SUPPLIED DATA:
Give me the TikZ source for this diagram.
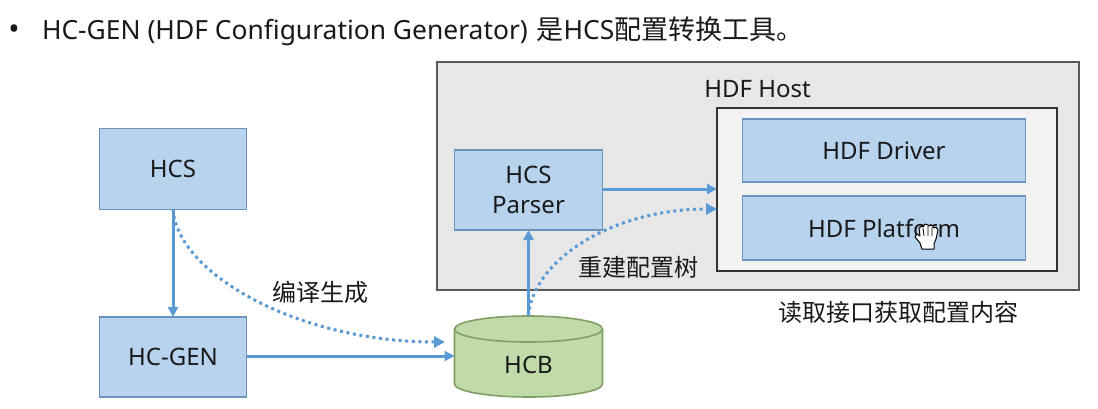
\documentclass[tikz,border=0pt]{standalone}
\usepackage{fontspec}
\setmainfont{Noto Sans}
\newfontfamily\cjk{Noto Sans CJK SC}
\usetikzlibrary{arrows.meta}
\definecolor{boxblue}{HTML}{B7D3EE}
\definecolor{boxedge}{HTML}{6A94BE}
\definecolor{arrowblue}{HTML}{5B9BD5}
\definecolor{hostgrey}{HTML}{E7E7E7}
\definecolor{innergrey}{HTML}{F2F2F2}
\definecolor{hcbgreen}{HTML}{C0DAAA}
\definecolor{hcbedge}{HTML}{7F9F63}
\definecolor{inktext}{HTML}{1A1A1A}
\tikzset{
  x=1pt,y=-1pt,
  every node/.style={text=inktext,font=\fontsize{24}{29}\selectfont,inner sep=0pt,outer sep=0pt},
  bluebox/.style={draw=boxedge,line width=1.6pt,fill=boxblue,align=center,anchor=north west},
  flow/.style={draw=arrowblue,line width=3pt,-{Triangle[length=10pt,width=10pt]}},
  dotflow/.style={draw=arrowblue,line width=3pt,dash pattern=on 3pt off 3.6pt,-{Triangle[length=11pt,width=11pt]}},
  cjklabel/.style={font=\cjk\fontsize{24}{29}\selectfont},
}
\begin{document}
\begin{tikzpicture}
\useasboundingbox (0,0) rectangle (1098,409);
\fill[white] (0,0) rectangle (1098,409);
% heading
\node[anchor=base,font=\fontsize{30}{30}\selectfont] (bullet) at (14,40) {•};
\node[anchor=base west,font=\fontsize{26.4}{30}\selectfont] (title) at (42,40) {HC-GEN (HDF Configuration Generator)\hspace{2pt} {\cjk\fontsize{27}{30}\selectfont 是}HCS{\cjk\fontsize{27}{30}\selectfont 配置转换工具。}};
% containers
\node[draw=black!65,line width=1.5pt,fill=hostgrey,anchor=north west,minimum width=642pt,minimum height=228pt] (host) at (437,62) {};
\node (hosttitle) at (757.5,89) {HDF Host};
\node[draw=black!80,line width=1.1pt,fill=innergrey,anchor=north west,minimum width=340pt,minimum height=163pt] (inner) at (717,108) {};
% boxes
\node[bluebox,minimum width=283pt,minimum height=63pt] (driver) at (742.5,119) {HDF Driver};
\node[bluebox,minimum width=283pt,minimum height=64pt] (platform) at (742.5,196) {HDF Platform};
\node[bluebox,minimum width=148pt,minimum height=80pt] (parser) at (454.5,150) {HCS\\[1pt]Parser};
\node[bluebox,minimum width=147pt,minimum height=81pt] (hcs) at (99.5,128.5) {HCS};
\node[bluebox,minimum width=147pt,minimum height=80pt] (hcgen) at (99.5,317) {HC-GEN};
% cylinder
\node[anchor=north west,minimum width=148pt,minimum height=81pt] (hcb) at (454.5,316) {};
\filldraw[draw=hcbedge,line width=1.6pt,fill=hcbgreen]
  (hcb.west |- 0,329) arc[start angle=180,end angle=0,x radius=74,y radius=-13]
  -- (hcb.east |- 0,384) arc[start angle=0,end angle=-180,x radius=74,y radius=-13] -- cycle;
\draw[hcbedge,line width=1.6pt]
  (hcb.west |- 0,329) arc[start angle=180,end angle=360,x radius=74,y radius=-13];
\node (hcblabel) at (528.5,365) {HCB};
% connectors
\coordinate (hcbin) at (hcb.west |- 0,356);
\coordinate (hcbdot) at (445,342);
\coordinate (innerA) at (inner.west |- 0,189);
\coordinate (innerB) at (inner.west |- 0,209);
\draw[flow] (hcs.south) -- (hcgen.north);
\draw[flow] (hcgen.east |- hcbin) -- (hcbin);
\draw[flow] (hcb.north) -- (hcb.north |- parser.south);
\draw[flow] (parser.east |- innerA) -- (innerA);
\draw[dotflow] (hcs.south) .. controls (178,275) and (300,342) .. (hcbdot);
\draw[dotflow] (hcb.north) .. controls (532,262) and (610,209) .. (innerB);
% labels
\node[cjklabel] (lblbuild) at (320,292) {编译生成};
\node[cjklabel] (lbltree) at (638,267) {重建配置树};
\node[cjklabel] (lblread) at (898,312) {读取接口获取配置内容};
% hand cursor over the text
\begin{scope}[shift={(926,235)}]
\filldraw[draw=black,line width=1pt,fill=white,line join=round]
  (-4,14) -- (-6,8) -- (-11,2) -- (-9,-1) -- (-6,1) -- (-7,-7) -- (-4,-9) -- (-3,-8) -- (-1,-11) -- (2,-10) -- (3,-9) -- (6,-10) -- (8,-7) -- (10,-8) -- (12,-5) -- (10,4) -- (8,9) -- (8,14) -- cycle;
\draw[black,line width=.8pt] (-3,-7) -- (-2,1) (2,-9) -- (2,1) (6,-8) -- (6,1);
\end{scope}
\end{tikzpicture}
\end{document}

TASK DESCRIPTION:
Without the pictures, write out all of the material exactly.

EXERCISE OUTPUT:
Give me the TikZ source for this diagram.
\documentclass[tikz,border=0pt]{standalone}
\usepackage{fontspec}
\setmainfont{Noto Sans}
\newfontfamily\cjk{Noto Sans CJK SC}
\usetikzlibrary{arrows.meta}
\definecolor{boxblue}{HTML}{B7D3EE}
\definecolor{boxedge}{HTML}{6A94BE}
\definecolor{arrowblue}{HTML}{5B9BD5}
\definecolor{hostgrey}{HTML}{E7E7E7}
\definecolor{innergrey}{HTML}{F2F2F2}
\definecolor{hcbgreen}{HTML}{C0DAAA}
\definecolor{hcbedge}{HTML}{7F9F63}
\definecolor{inktext}{HTML}{1A1A1A}
\tikzset{
  x=1pt,y=-1pt,
  every node/.style={text=inktext,font=\fontsize{24}{29}\selectfont,inner sep=0pt,outer sep=0pt},
  bluebox/.style={draw=boxedge,line width=1.6pt,fill=boxblue,align=center,anchor=north west},
  flow/.style={draw=arrowblue,line width=3pt,-{Triangle[length=10pt,width=10pt]}},
  dotflow/.style={draw=arrowblue,line width=3pt,dash pattern=on 3pt off 3.6pt,-{Triangle[length=11pt,width=11pt]}},
  cjklabel/.style={font=\cjk\fontsize{24}{29}\selectfont},
}
\begin{document}
\begin{tikzpicture}
\useasboundingbox (0,0) rectangle (1098,409);
\fill[white] (0,0) rectangle (1098,409);
% heading
\node[anchor=base,font=\fontsize{30}{30}\selectfont] (bullet) at (14,40) {•};
\node[anchor=base west,font=\fontsize{26.4}{30}\selectfont] (title) at (42,40) {HC-GEN (HDF Configuration Generator)\hspace{2pt} {\cjk\fontsize{27}{30}\selectfont 是}HCS{\cjk\fontsize{27}{30}\selectfont 配置转换工具。}};
% containers
\node[draw=black!65,line width=1.5pt,fill=hostgrey,anchor=north west,minimum width=642pt,minimum height=228pt] (host) at (437,62) {};
\node (hosttitle) at (757.5,89) {HDF Host};
\node[draw=black!80,line width=1.1pt,fill=innergrey,anchor=north west,minimum width=340pt,minimum height=163pt] (inner) at (717,108) {};
% boxes
\node[bluebox,minimum width=283pt,minimum height=63pt] (driver) at (742.5,119) {HDF Driver};
\node[bluebox,minimum width=283pt,minimum height=64pt] (platform) at (742.5,196) {HDF Platform};
\node[bluebox,minimum width=148pt,minimum height=80pt] (parser) at (454.5,150) {HCS\\[1pt]Parser};
\node[bluebox,minimum width=147pt,minimum height=81pt] (hcs) at (99.5,128.5) {HCS};
\node[bluebox,minimum width=147pt,minimum height=80pt] (hcgen) at (99.5,317) {HC-GEN};
% cylinder
\node[anchor=north west,minimum width=148pt,minimum height=81pt] (hcb) at (454.5,316) {};
\filldraw[draw=hcbedge,line width=1.6pt,fill=hcbgreen]
  (hcb.west |- 0,329) arc[start angle=180,end angle=0,x radius=74,y radius=-13]
  -- (hcb.east |- 0,384) arc[start angle=0,end angle=-180,x radius=74,y radius=-13] -- cycle;
\draw[hcbedge,line width=1.6pt]
  (hcb.west |- 0,329) arc[start angle=180,end angle=360,x radius=74,y radius=-13];
\node (hcblabel) at (528.5,365) {HCB};
% connectors
\coordinate (hcbin) at (hcb.west |- 0,356);
\coordinate (hcbdot) at (445,342);
\coordinate (innerA) at (inner.west |- 0,189);
\coordinate (innerB) at (inner.west |- 0,209);
\draw[flow] (hcs.south) -- (hcgen.north);
\draw[flow] (hcgen.east |- hcbin) -- (hcbin);
\draw[flow] (hcb.north) -- (hcb.north |- parser.south);
\draw[flow] (parser.east |- innerA) -- (innerA);
\draw[dotflow] (hcs.south) .. controls (178,275) and (300,342) .. (hcbdot);
\draw[dotflow] (hcb.north) .. controls (532,262) and (610,209) .. (innerB);
% labels
\node[cjklabel] (lblbuild) at (320,292) {编译生成};
\node[cjklabel] (lbltree) at (638,267) {重建配置树};
\node[cjklabel] (lblread) at (898,312) {读取接口获取配置内容};
% hand cursor over the text
\begin{scope}[shift={(926,235)}]
\filldraw[draw=black,line width=1pt,fill=white,line join=round]
  (-4,14) -- (-6,8) -- (-11,2) -- (-9,-1) -- (-6,1) -- (-7,-7) -- (-4,-9) -- (-3,-8) -- (-1,-11) -- (2,-10) -- (3,-9) -- (6,-10) -- (8,-7) -- (10,-8) -- (12,-5) -- (10,4) -- (8,9) -- (8,14) -- cycle;
\draw[black,line width=.8pt] (-3,-7) -- (-2,1) (2,-9) -- (2,1) (6,-8) -- (6,1);
\end{scope}
\end{tikzpicture}
\end{document}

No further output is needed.